The Joe Mauer paragraph: Yes, if someone offered me a No. 1 catcher with a .415 on-base percentage, I would take him and pay him a lot even if I knew he was leading the league by grounding into 14 double plays. I would encourage him to take a rip at more first-pitch fastballs, but maybe that's just me. I might harbor some frustration that he's not on pace to hit 20 home runs, but I'd try to keep that frustration at the same level as my frustration over not winning the Powerball.

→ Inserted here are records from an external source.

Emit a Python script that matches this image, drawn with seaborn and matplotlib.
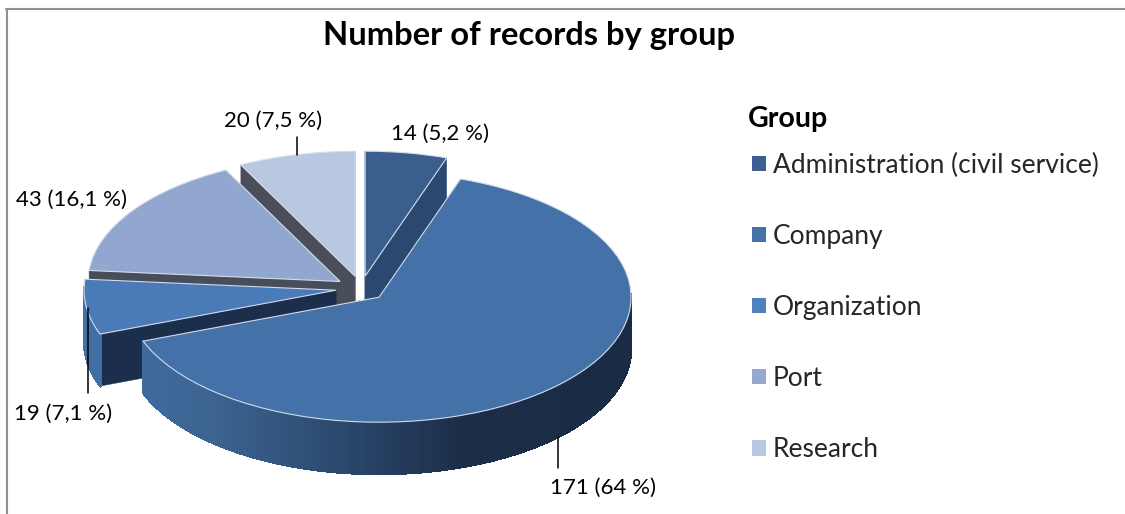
import numpy as np
import matplotlib
matplotlib.use('Agg')
import matplotlib.pyplot as plt
from matplotlib.patches import Patch
import seaborn as sns

groups = ['Administration (civil service)', 'Company', 'Organization', 'Port', 'Research']
counts = [14, 171, 19, 43, 20]
count_labels = ['14 (5,2 %)', '171 (64 %)', '19 (7,1 %)', '43 (16,1 %)', '20 (7,5 %)']
top_colors = ['#3a5f8e', '#4471a7', '#4a7ab8', '#92a7d0', '#b9c7e1']
legend_colors = ['#3b5f8e', '#4573a7', '#4f81bd', '#95a9d0', '#b9c7e1']
face_colors = ['#2a4870', '#1c3048', '#1b2f4c', '#474d59', '#4a4e59']
title = 'Number of records by group'

W, H = 1125, 514
cx, cy = 361, 288.5  # pie centre, pixels
rx, ry = 252, 125
depth = 52 / ry

sns.set_theme(style='white')
plt.rcParams['font.family'] = ['Lato', 'DejaVu Sans']


def px(x, y):
    return (x - cx) / rx, (cy - y) / ry


fig = plt.figure(figsize=[W / 100, H / 100], dpi=100)
ax = fig.add_axes([0, 0, 1, 1])

wedges, _ = ax.pie(counts, explode=[0.1] * len(counts), startangle=90, counterclock=False,
                   colors=sns.color_palette(top_colors),
                   wedgeprops=dict(edgecolor='#d3dcea', linewidth=0.8))
ax.set_aspect('auto')
ax.set_xlim(px(0, 0)[0], px(W, 0)[0])
ax.set_ylim(px(0, H)[1], px(0, 0)[1])
ax.axis('off')

# side of the big slice goes dark from left to right
ramp = sns.blend_palette(['#4270a4', '#3d6492', '#2c4a70', '#1b2e48', '#1a2c45'], 200)
draw_order = [4, 3, 0, 2, 1]
for k, i in enumerate(draw_order):
    w = wedges[i]
    z = 2 + 2 * k
    w.set_zorder(z + 1)
    x0, y0 = w.center
    for t in [w.theta1, w.theta2]:
        xe = x0 + np.cos(np.radians(t))
        ye = y0 + np.sin(np.radians(t))
        ax.fill([x0, xe, xe, x0], [y0, ye, ye - depth, y0 - depth],
                color=face_colors[i], lw=0.3, zorder=z)
    # no antialiasing on the strips, it leaves stripes at the seams
    angles = np.arange(w.theta1, w.theta2 + 0.5, 0.5)
    for a, b in zip(angles[:-1], angles[1:]):
        if np.sin(np.radians(a)) > 0.02 and np.sin(np.radians(b)) > 0.02:
            continue
        xs = x0 + np.cos(np.radians([a, b]))
        ys = y0 + np.sin(np.radians([a, b]))
        pos = np.clip((xs.mean() + 1.1) / 2.0, 0, 0.999)
        ax.fill([xs[0], xs[1], xs[1], xs[0]], [ys[0], ys[1], ys[1] - depth, ys[0] - depth],
                color=ramp[int(pos * 200)], lw=0.8, antialiased=False, zorder=z)

# leader lines
for x1, y1, x2, y2 in [(297, 137, 297, 155), (88, 308, 88, 393), (558, 437, 558, 468)]:
    p, q = px(x1, y1), px(x2, y2)
    ax.plot([p[0], q[0]], [p[1], q[1]], color='black', lw=1.1, zorder=20)

label_pos = [(440, 134), (603, 488), (63, 414), (71, 200), (273, 121)]
for lab, (x, y) in zip(count_labels, label_pos):
    fig.text(x / W, 1 - y / H, lab, ha='center', va='center', fontsize=16, color='black')

fig.text(529 / W, 1 - 36 / H, title, ha='center', va='center', fontsize=23.6, fontweight='bold', color='black')
fig.text(748 / W, 1 - 118.5 / H, 'Group', ha='left', va='center', fontsize=20.5, fontweight='bold', color='black')

handles = [Patch(facecolor=c, edgecolor='none') for c in legend_colors]
leg = ax.legend(handles, groups, loc='upper left', bbox_to_anchor=(752 / W, 1 - 152.5 / H),
                bbox_transform=fig.transFigure, frameon=False, fontsize=19,
                handlelength=0.52, handleheight=0.52, handletextpad=0.28, labelspacing=1.75,
                borderpad=0, borderaxespad=0)
leg.set_zorder(30)

# chart frame, only left and top are in the crop
fig.add_artist(plt.Line2D([6.5 / W, 6.5 / W], [0, 1 - 9 / H], color='#909090', lw=1.5))
fig.add_artist(plt.Line2D([6 / W, 1], [1 - 9 / H, 1 - 9 / H], color='#909090', lw=1.5))

fig.savefig('out.png', dpi=100, facecolor='white')
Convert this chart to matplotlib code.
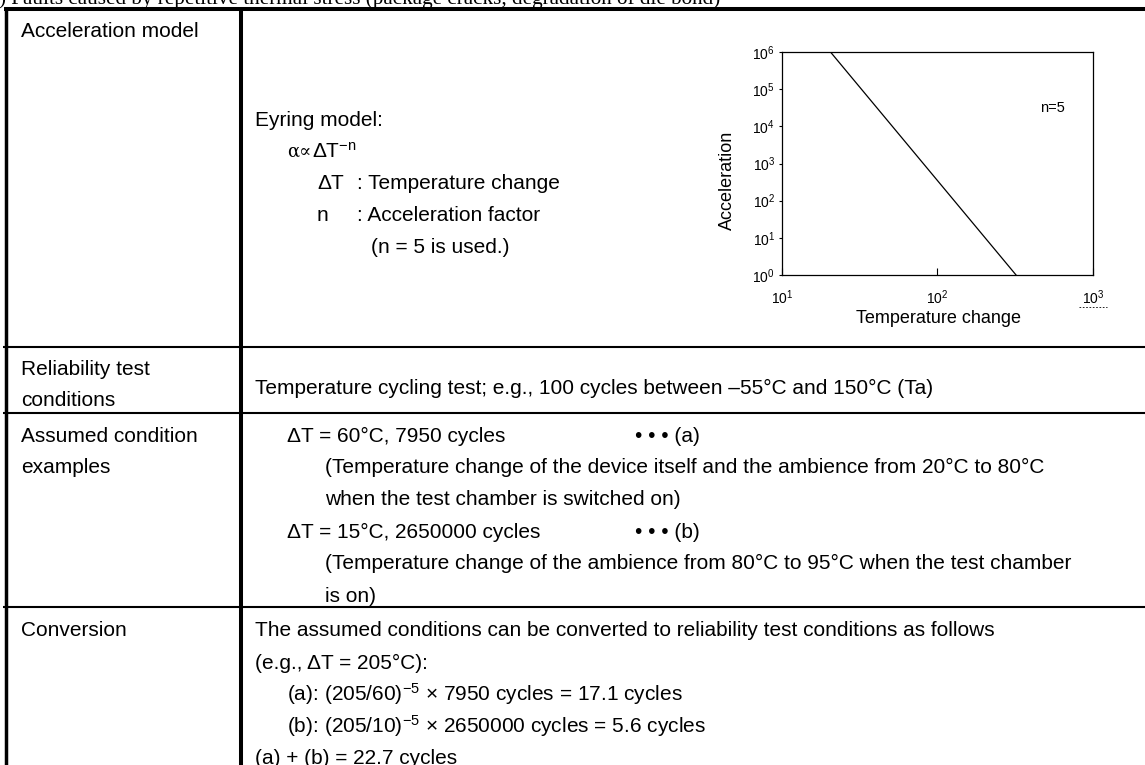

The Justin Morneau paragraph: I'm really happy that Morneau is fit enough to be an everyday player and he makes the infield better as first base. I'm glad that he's mashing the ball against right-handed pitchers (a .393 on-base percentage and a .607 slugging percentage). I'm also concerned that his Adam Dunn-in-2011 numbers against lefties -- six hits and two walks in 66 plate appearances -- are collateral damage from his collection of injuries. How he figures into the Twins figure, in the next couple of months or the next couple of years, is a question that I can't answer with any certainty. Given his production and his place on the payroll, I assume the Twins would consider the right offer from a contender, even if Terry Ryan and the others can't say that out loud.
The Denard Span/Matt Capps/Francisco Liriano/Jamey Carroll/Ryan Doumit and more paragraph: Like it or not, those guys (and others) should be available for the right offer. The Twins have traded bit players in the past for substantial help. They need to do it again.
The Twins need to sell at the trading deadline and be aggressive players in the free agent market. I promise, they are not a tweak or two away from anything, and I promise that the front office knows that. After three years, selling the ballpark experience of Target Field will ring hollower against a backdrop of close-to-100 loss seasons.
Now on pace to lose about 97 games, the Twins should already recognize they need to stem the tide of fans drifting from buying tickets to watching from the sofa -- or doing something else entirely.
They can ride oversized yams, meat balls and craft beers only so far.